But in spite of the available chemistry and charisma from Hathaway and Ejiofor, “Locked Down” proves to be a bewildering mess, in part because of choices made in how to tell a story that mixes two-hander drama with a heist. The creative limits aren’t even due to the pandemic, but from Knight and director Doug Liman who make this story more stagnant than it has to be.
“Locked Down” begins in cloudy, tense circumstances, expressing the bitter mix of introspection and grief that we now know to be part of quarantine. Linda (Hathaway) and Paxton (Ejiofor) are bound to break up once this hellish lockdown is over; two more weeks and the London-based couple will get off of each other’s nerves. Their relationship started with wild motorcycle rides years ago, and was put on an emotional downward slope when the well-read and aggressive Paxton was arrested for beating up someone in self-defense. Since then, their relationship has become a collection of spite conversations and sad, private actions. Paxton wants to sell the motorcycle, and Linda hasn’t even told her co-workers about the relationship. The lockdown has made them even more tense, especially as Linda deals with ugly work drama over Zoom calls, realizing how much her corporate job is a total soul-suck.
For the movie’s first two acts, Hathaway and Ejiofor both give manic performances that are befitting of the period. As Linda and Paxton clash, they basically volley wild monologues that detail their neuroses about their growing distaste for themselves and each other, indirectly showing how these estranged lovers would be perfect for one another if they could just see eye to eye once again. The acting is over the top, as if Liman is letting the pandemic inspire the blocking, having them pace around and end their anxious rants on a fever pitch. It can be a compelling however campy display, like when Hathaway vents at warp speed, with self-effacing murmurs in between, about a pre-COVID business trip where she had to face herself in the mirror and did not like what she saw. The monologues can be so stagey that you half expect the two to burst into song—to do something so equally high-energy—so you feel the sinking weight even more when the film reverts back to Zoom calls that drag out the already convoluted plot.

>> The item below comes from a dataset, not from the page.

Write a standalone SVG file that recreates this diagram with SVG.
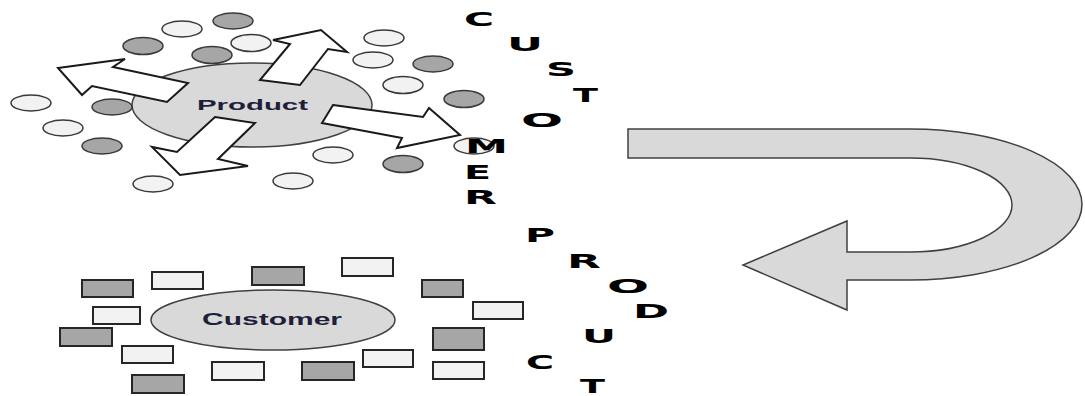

Ejiofor goes against his type of usually holding a kind of wisdom—it’s striking to see him so antsy, so disheveled, so willfully annoying. There’s a compelling smallness to him as well, especially in playing this character who blames his actions from ten years ago to damning who he is now, a subplot that Ejiofor can only do so much with. But he has bursts of freedom, running outside and reading poems by T.S. Eliot and D.H. Lawrence off his phone to his neighbors, his “fellow inmates.” Sometimes the film’s non-Zoom handheld cinematography simply beholds him as he does this, looking up at this quarantined madman as if the words were his own interior monologue.